Monday, October 27

EASY Creamy Tomato, Spinach and Basil Pasta

It may be almost November and here in Utah my tomatoes are finally in mass production mode. Call them late bloomers but I am thrilled to be picking more than just one or two tomatoes each day.

Anyway, the hubs and I were "starving" after church yesterday and with a full afternoon planned an easy lunch was a requirement. So with a bowl of fresh tomatoes, tons of basil in the garden and a box of spinach spaghetti in the pantry this easy pasta dish was just begging to be created!

Creamy herb white sauce, vine ripened tomatoes and baby spinach even my 11 month old wanted a second helping. Enjoy.

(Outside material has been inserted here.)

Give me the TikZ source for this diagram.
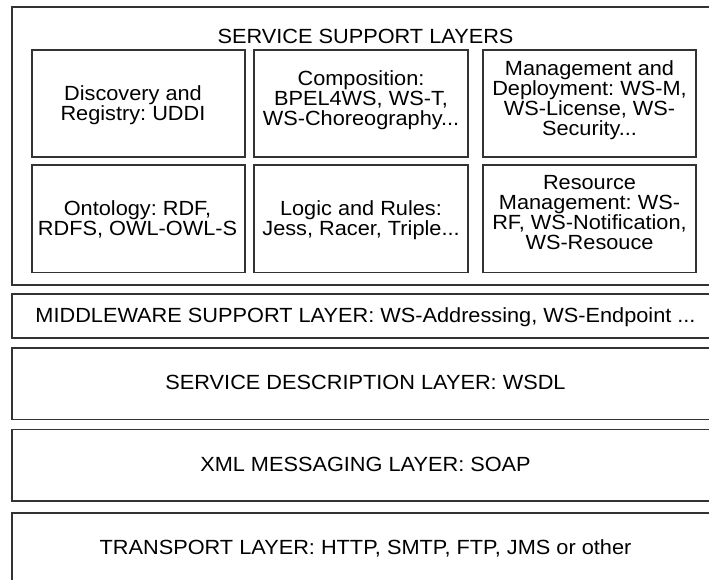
\documentclass[tikz,border=0pt]{standalone}
\usepackage{fontspec}
\setmainfont{Liberation Sans}[FakeStretch=1.06]
\frenchspacing
\begin{document}
\frenchspacing
\begin{tikzpicture}[x=1pt,y=-1pt,
  box/.style={draw=black!80, line width=1.3pt},
  lbl/.style={font=\fontsize{20.5}{20}\selectfont\frenchspacing, align=center, inner sep=0pt, text=black},
]
\useasboundingbox (0,0) rectangle (709,579);
\clip (0,0) rectangle (709,579);
% outer service support layer
\draw[box] (12,7) rectangle (720,285);
\node[lbl, anchor=base] (title) at (365.5,43) {SERVICE SUPPORT LAYERS};
% inner boxes
\draw[box] (32,50) rectangle (245,157);
\draw[box] (254,50) rectangle (468,157);
\draw[box] (483,50) rectangle (696,157);
\draw[box] (32,165) rectangle (245,272.5);
\draw[box] (254,165) rectangle (468,272.5);
\draw[box] (483,165) rectangle (696,272.5);
\node[lbl, anchor=north] (disc) at (133,85) {Discovery and\\Registry: UDDI};
\node[lbl, anchor=north] (comp) at (361,70) {Composition:\\BPEL4WS, WS-T,\\WS-Choreography...};
\node[lbl, anchor=north] (mgmt) at (589.5,60) {Management and\\Deployment: WS-M,\\WS-License, WS-\\Security...};
\node[lbl, anchor=north] (onto) at (137.5,200) {Ontology: RDF,\\RDFS, OWL-OWL-S};
\node[lbl, anchor=north] (logic) at (361,200) {Logic and Rules:\\Jess, Racer, Triple...};
\node[lbl, anchor=north] (res) at (589.5,175) {Resource\\Management: WS-\\RF, WS-Notification,\\WS-Resouce};
% layers
\draw[box] (12,294) rectangle (720,338);
\node[lbl, anchor=base] (mid) at (365.5,322.3) {MIDDLEWARE SUPPORT LAYER: WS-Addressing, WS-Endpoint ...};
\draw[box] (12,348) rectangle (720,419.5);
\node[lbl, anchor=base] (desc) at (365.5,389.3) {SERVICE DESCRIPTION LAYER: WSDL};
\draw[box] (12,429.5) rectangle (720,501);
\node[lbl, anchor=base] (xml) at (365.5,471) {XML MESSAGING LAYER: SOAP};
\draw[box] (12,513) rectangle (720,600);
\node[lbl, anchor=base] (trans) at (365.5,554.3) {TRANSPORT LAYER: HTTP, SMTP, FTP, JMS or other};
\end{tikzpicture}
\end{document}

EASY Creamy Tomato, Spinach and Basil Pasta

Serves 2-3

8 oz spinach spaghetti pasta
3 garlic cloves, minced
1 tablespoon butter
1 tablespoon whole wheat flour
1 3/4 cup milk
1 1/2 cups fresh tomatoes, diced
1 tablespoon fresh basil, minced
2 cups fresh baby spinach
1/2 teaspoon thyme
Parmesan cheese, optional

Bring a large pot of water to boil and cook pasta until al dente. Meanwhile in a skillet over medium heat, saute garlic with butter for 1 minute. Stir in flour and continue cooking for another minute. Whisk in milk and stir until no lumps remain. Continue cooking and stirring for about 5 minutes until sauce thickens. Reduce heat to medium-low and stir in the tomatoes, basil, spinach, thyme and salt and pepper to taste. Serve sauce over prepared pasta and garnish with grated Parmesan cheese, if desired.